I found this article on how soon unrecoverable error occurs at sustained transfer rate based on UER. Granted, this is a bit. It's not a whole file. But we also don't know what data is affected, nor do we have a choice. What is affected, matters in how graceful the failure is. If it's within a critical part of the file system itself, in theory a whole directory of images could be lost.



Is this the card? Because I don't know what feature you're referring to, if you aren't just referring to scrubbing. Or what you mean by configuring them to handle errors in different ways. But you said XOR so that means RAID 5 or 6.

In normal operation, i.e. the array is not degraded, the disks are returning the data requested without any read errors, the RAID controller defers to only data chunks, not parity.

Since you aren't using the commonly accepted term "scrubbing" it sounds like you are suggesting something else. When you say "XOR checking on all reads" sounds like you think it does this during normal operation. If you are suggesting this, here is why this is wrong for RAID 5.

If a data chunk and parity chunk mismatch, in normal operation (i.e. the disk has reported no read error for either one), you have two rather significant problems:

1. It is unknowable to the RAID controller which is right and which is wrong. There is no mechanism for the controller to choose between them. Therefore there is zero point in doing constant "XOR checking" on literally all reads in normal operation.

2. Any mismatch between a data chunk and parity almost certainly indicates a hardware problem. It's even really unlikely to be a controller firmware problem. But regardless, normal operation is not the time to be learning about this, it's what scrubs are for.

For RAID 6, you could do constant parity checking but that's unnecessary with regular scrubs. So I don't know what problem this is designed to solve if there are even products that do this. It's a lot more expensive to compute parity and check it, than to compute a CRC at a file system level (btrfs, ZFS, ReFS) and have that checked.

Yes that one.
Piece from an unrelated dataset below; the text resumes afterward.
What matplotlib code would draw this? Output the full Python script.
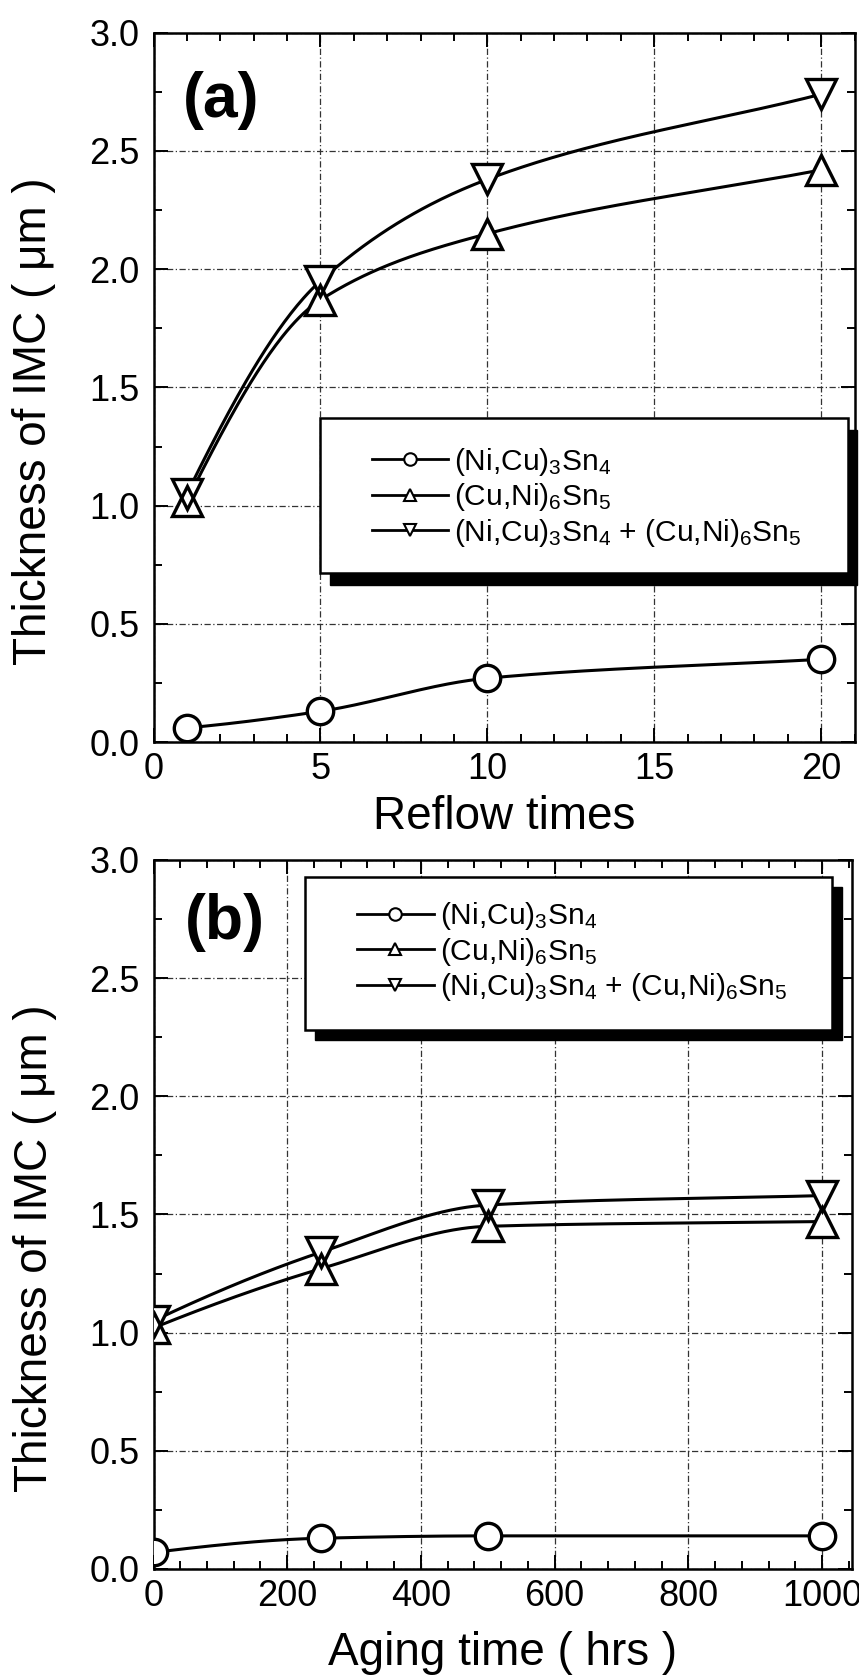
import numpy as np
import matplotlib
matplotlib.use("Agg")
import matplotlib.pyplot as plt
from matplotlib.patches import Rectangle
from matplotlib.lines import Line2D
from matplotlib.ticker import MultipleLocator, FormatStrFormatter

plt.rcParams['font.family'] = ['Liberation Sans', 'DejaVu Sans']
plt.rcParams['mathtext.fontset'] = 'custom'
plt.rcParams['mathtext.rm'] = 'Liberation Sans'
plt.rcParams['mathtext.it'] = 'Liberation Sans:italic'
plt.rcParams['mathtext.bf'] = 'Liberation Sans:bold'

# ---------------- data ----------------
reflow_times = [1, 5, 10, 20]
reflow_ni3sn4 = [0.06, 0.13, 0.27, 0.35]
reflow_cu6sn5 = [1.02, 1.87, 2.15, 2.42]
reflow_total = [1.05, 1.95, 2.38, 2.74]

aging_hours = [0, 250, 500, 1000]
aging_ni3sn4 = [0.07, 0.13, 0.14, 0.14]
aging_cu6sn5 = [1.02, 1.27, 1.45, 1.47]
aging_total = [1.05, 1.34, 1.54, 1.58]

series_labels = [r'(Ni,Cu)$_{\mathrm{3}}$Sn$_{\mathrm{4}}$',
                 r'(Cu,Ni)$_{\mathrm{6}}$Sn$_{\mathrm{5}}$',
                 r'(Ni,Cu)$_{\mathrm{3}}$Sn$_{\mathrm{4}}$ + (Cu,Ni)$_{\mathrm{6}}$Sn$_{\mathrm{5}}$']
series_markers = ['o', '^', 'v']
ylabel_text = 'Thickness of IMC ( \u03bcm )'


def smooth(x, y, xs):
    """Monotone cubic (PCHIP-style) connecting curve through the points."""
    x = np.asarray(x, float)
    y = np.asarray(y, float)
    h = np.diff(x)
    d = np.diff(y) / h
    n = len(x)
    m = np.zeros(n)
    for k in range(1, n - 1):
        if d[k - 1] * d[k] > 0:
            w1 = 2 * h[k] + h[k - 1]
            w2 = h[k] + 2 * h[k - 1]
            m[k] = (w1 + w2) / (w1 / d[k - 1] + w2 / d[k])
    mm = ((2 * h[0] + h[1]) * d[0] - h[0] * d[1]) / (h[0] + h[1])
    if np.sign(mm) != np.sign(d[0]):
        mm = 0.0
    m[0] = mm
    m[-1] = d[-1]
    idx = np.clip(np.searchsorted(x, xs) - 1, 0, n - 2)
    t = (xs - x[idx]) / h[idx]
    h00 = 2 * t**3 - 3 * t**2 + 1
    h10 = t**3 - 2 * t**2 + t
    h01 = -2 * t**3 + 3 * t**2
    h11 = t**3 - t**2
    return h00 * y[idx] + h10 * h[idx] * m[idx] + h01 * y[idx + 1] + h11 * h[idx] * m[idx + 1]


fig = plt.figure(figsize=(8.59, 16.8), dpi=100)
ax1 = fig.add_axes([0.1787, 0.5583, 0.8161, 0.4222])
ax2 = fig.add_axes([0.1787, 0.0661, 0.8134, 0.4220])

MS = {'o': 19, '^': 22, 'v': 22}


def draw_panel(ax, x, ys, xlim, xmajor, xminor):
    xs = np.linspace(min(x), max(x), 300)
    for y in ys:
        ax.plot(xs, smooth(x, y, xs), color='k', lw=2.2, zorder=3,
                solid_capstyle='butt')
    for y, mk in zip(ys, series_markers):
        ax.plot(x, y, ls='none', marker=mk, ms=MS[mk], mfc='white',
                mec='none', zorder=3.5)
    for y, mk in zip(ys, series_markers):
        ax.plot(x, y, ls='none', marker=mk, ms=MS[mk], mfc='none',
                mec='k', mew=2.4, zorder=4)
    ax.set_xlim(*xlim)
    ax.set_ylim(0, 3.0)
    ax.xaxis.set_major_locator(MultipleLocator(xmajor))
    ax.xaxis.set_minor_locator(MultipleLocator(xminor))
    ax.yaxis.set_major_locator(MultipleLocator(0.5))
    ax.yaxis.set_minor_locator(MultipleLocator(0.25))
    ax.yaxis.set_major_formatter(FormatStrFormatter('%.1f'))
    ax.tick_params(which='both', direction='in', top=True, right=True,
                   width=1.4, labelsize=26)
    ax.tick_params(which='major', length=10)
    ax.tick_params(which='minor', length=6)
    ax.tick_params(axis='x', pad=7)
    ax.tick_params(axis='y', pad=10)
    ax.grid(True, which='major', ls=(0, (5, 2, 1, 2)), lw=0.9, color='0.2',
            zorder=1)
    for sp in ax.spines.values():
        sp.set_linewidth(1.8)
    ax.set_ylabel(ylabel_text, fontsize=33)
    ax.yaxis.label.set_va('center')


def add_legend(ax, frame, handle_x, mid_y, sdx, sdy):
    x0, y0, x1, y1 = frame
    ax.add_patch(Rectangle((x0 + sdx, y0 + sdy), x1 - x0, y1 - y0,
                           transform=ax.transAxes, facecolor='k',
                           edgecolor='k', lw=1, zorder=5, clip_on=False))
    ax.add_patch(Rectangle((x0, y0), x1 - x0, y1 - y0, transform=ax.transAxes,
                           facecolor='white', edgecolor='k', lw=1.8, zorder=6,
                           clip_on=False))
    handles = [Line2D([], [], color='k', lw=2.0, marker=mk, ms=9, mfc='white',
                      mec='k', mew=1.5) for mk in series_markers]
    leg = ax.legend(handles, series_labels, loc='center left',
                    bbox_to_anchor=(handle_x, mid_y), frameon=False,
                    borderpad=0, borderaxespad=0, fontsize=21.5,
                    handlelength=2.55, handletextpad=0.2, labelspacing=0.12)
    leg.set_zorder(7)


draw_panel(ax1, reflow_times, [reflow_ni3sn4, reflow_cu6sn5, reflow_total],
           (0, 21), 5, 1)
ax1.set_xlabel('Reflow times', fontsize=33)
ax1.xaxis.label.set_va('center')
ax1.xaxis.set_label_coords(0.5, -0.106)
ax1.yaxis.set_label_coords(-0.17, 0.452)
ax1.text(0.097, 0.905, '(a)', transform=ax1.transAxes, fontsize=45,
         fontweight='bold', ha='center', va='center', zorder=8)
add_legend(ax1, (0.2379, 0.2382, 0.9903, 0.4567), 0.312, 0.345, 0.0135, -0.017)

draw_panel(ax2, aging_hours, [aging_ni3sn4, aging_cu6sn5, aging_total],
           (0, 1045), 200, 40)
ax2.set_xlabel('Aging time ( hrs )', fontsize=33)
ax2.xaxis.label.set_va('center')
ax2.xaxis.set_label_coords(0.5, -0.118)
ax2.yaxis.set_label_coords(-0.17, 0.452)
ax2.text(0.102, 0.912, '(b)', transform=ax2.transAxes, fontsize=45,
         fontweight='bold', ha='center', va='center', zorder=8)
add_legend(ax2, (0.2175, 0.7602, 0.9714, 0.9764), 0.2918, 0.8707, 0.0143, -0.0145)

fig.savefig('out.png', dpi=100)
Specifically using the LSI tools it can be set to a RAID5 consistency mode where it uses the Intel IOP333 XOR offload engine that is on the card to a) do idle time disk checks and b) do verify on read. It can also do this in RAID6.
 
Specifically using the LSI tools it can be set to a RAID5 consistency mode where it uses the Intel IOP333 XOR offload engine that is on the card to a) do idle time disk checks and b) do verify on read. It can also do this in RAID6.
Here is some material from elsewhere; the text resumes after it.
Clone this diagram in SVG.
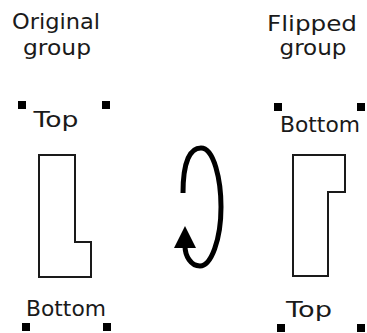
<svg xmlns="http://www.w3.org/2000/svg" width="367" height="333" viewBox="0 0 367 333">
<style>
text{font-family:"DejaVu Sans","Liberation Sans",sans-serif;font-size:22px;fill:#1a1a1a;text-anchor:middle}
.shape{fill:#fff;stroke:#1a1a1a;stroke-width:2}
.h{fill:#000}
</style>
<rect width="367" height="333" fill="#fff"/>
<g id="original">
<text x="56" y="29" textLength="88" lengthAdjust="spacingAndGlyphs">Original</text>
<text x="57" y="55" textLength="68" lengthAdjust="spacingAndGlyphs">group</text>
<rect class="h" x="18" y="101" width="8" height="8"/>
<rect class="h" x="102" y="101" width="8" height="8"/>
<text x="56" y="127" textLength="45" lengthAdjust="spacingAndGlyphs">Top</text>
<polygon class="shape" points="39,155 75,155 75,242 91,242 91,277 39,277"/>
<text x="66" y="316" textLength="80" lengthAdjust="spacingAndGlyphs">Bottom</text>
<rect class="h" x="22" y="323" width="8" height="8"/>
<rect class="h" x="103" y="323" width="8" height="8"/>
</g>
<g id="flipped">
<text x="312" y="31" textLength="90" lengthAdjust="spacingAndGlyphs">Flipped</text>
<text x="313" y="55" textLength="67" lengthAdjust="spacingAndGlyphs">group</text>
<rect class="h" x="274" y="103" width="8" height="8"/>
<rect class="h" x="357" y="103" width="8" height="8"/>
<text x="320" y="132" textLength="80" lengthAdjust="spacingAndGlyphs">Bottom</text>
<polygon class="shape" points="293,155 345,155 345,192 328,192 328,276 293,276"/>
<text x="309" y="317" textLength="46" lengthAdjust="spacingAndGlyphs">Top</text>
<rect class="h" x="277" y="324" width="8" height="8"/>
<rect class="h" x="357" y="324" width="8" height="8"/>
</g>
<g id="connectors">
<path d="M183 193 C183 162 190 148 201 148 C214 148 221 180 221 207 C221 240 211 266 200 266 C191 266 185 256 185 246" fill="none" stroke="#000" stroke-width="5"/>
<polygon points="185,226 174,248 196,248" fill="#000"/>
</g>
</svg>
The documentation on "Consistency Checks" indicates it's only a background operation. It's not a mode or part of normal operation. You can schedule them, or run them manually. It's not a persistent setting. You can choose to have it abort the check when there is an inconsistency, instead of automatic correction. Basically it's a scrub that you can set to be ready only (a check), or read and automatically correct (repair).

The documentation does not distinguish between two kinds of inconsistencies possible, however. And you keep avoiding this as well.

A read error is disk error. It's not ambiguous how RAID should behave when this is encountered.

A mismatch is a raid error. In RAID 1 and 5 it is ambiguous how to fix the problem when two RAID 1 sectors which should be identical, aren't identical; or when RAID 5 data chunk doesn't match the parity chunk. The "Consistency Check" documentation for your controller indicates inconsistencies are automatically repaired, but for RAID 1 and 5, such a setting will choose incorrectly 50% of the time. Do you understand this?

For RAID 6, there is a relatively unambiguous way of determining which chunk is incorrect.

Having said that, I come back to your statement disputing that RAID controllers do not blindly trust the drive, and ask you what you mean. Because in fact the RAID controller you are citing behaves this way, it defers to the drive blindly.

Even in RAID 6 mode it does this, it's just that it has extra XOR so it can (statistically but not conclusively) resolve any mismatches.
 
You utilize RAID-5E Rotating Parity N with Data Continuation (PRL=15, RLQ=03) and the DDF and hotspare blocks in the extent to store check data. You then either a) chose to scrub so the array reads all of the sectors and verifies the data or have it do verify on reads. During the writes you lazy calculate either XOR or CRC and store them in the HS.